--- start ---

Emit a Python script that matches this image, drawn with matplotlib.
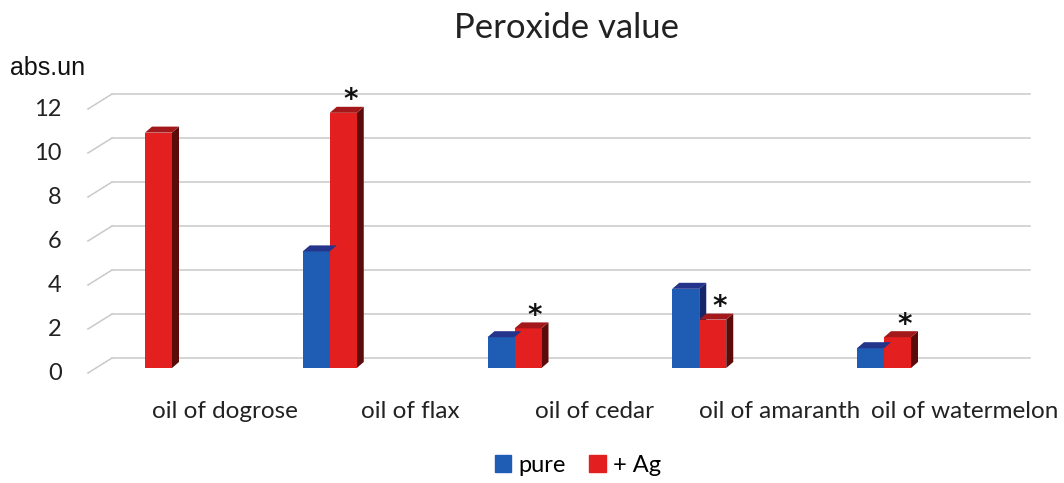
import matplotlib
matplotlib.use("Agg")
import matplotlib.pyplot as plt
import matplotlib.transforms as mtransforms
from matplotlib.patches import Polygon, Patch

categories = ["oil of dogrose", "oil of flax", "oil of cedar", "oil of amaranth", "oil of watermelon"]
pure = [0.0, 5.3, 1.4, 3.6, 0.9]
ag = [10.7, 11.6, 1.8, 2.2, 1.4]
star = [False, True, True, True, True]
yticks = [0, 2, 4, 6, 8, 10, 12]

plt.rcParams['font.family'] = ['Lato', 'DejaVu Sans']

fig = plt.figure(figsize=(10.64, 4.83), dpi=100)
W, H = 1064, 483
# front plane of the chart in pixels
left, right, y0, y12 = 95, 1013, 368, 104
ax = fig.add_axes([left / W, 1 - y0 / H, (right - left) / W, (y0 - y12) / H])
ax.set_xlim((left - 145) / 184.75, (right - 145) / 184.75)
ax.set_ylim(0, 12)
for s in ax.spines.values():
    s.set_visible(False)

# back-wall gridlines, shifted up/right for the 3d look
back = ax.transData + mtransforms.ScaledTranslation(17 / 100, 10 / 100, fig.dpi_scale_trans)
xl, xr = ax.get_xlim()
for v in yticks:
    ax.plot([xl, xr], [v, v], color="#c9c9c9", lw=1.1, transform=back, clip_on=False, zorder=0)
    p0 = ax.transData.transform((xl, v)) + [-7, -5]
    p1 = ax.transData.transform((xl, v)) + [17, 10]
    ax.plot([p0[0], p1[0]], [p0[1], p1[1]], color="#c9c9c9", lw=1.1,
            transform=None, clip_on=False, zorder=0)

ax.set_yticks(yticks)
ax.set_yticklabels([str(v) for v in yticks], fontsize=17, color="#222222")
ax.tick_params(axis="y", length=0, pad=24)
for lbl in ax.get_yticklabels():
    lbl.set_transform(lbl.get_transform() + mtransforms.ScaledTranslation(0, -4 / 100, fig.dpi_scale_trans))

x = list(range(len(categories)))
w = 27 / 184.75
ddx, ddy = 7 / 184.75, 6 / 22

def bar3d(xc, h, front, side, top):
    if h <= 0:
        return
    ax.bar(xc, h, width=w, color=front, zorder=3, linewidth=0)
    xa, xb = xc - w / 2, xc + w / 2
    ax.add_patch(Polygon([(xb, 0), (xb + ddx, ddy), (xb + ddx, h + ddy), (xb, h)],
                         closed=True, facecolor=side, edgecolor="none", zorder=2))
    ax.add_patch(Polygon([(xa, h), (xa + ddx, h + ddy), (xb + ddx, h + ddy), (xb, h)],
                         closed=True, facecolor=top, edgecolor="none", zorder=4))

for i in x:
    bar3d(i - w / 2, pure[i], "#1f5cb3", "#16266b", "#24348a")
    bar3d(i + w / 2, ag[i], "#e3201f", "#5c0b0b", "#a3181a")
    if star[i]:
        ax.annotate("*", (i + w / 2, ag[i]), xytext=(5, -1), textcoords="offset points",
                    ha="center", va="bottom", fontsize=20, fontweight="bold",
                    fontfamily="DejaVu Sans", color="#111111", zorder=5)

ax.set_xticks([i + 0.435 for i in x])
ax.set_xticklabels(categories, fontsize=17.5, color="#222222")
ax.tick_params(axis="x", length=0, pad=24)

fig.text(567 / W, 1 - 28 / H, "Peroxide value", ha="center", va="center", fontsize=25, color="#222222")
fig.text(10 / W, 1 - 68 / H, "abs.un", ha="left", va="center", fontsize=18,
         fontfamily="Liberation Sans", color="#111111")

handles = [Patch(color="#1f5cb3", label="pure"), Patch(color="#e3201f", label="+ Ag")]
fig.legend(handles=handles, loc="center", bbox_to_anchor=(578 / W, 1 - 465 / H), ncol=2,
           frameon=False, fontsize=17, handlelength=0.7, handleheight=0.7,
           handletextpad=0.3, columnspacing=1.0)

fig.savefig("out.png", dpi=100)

--- end ---

In the data above, please extract the lines from the first one through the line with "from matplotlib.patches import Polygon, Patch", exactly, and keep pictures out.

# Solution
Emit a Python script that matches this image, drawn with matplotlib.
import matplotlib
matplotlib.use("Agg")
import matplotlib.pyplot as plt
import matplotlib.transforms as mtransforms
from matplotlib.patches import Polygon, Patch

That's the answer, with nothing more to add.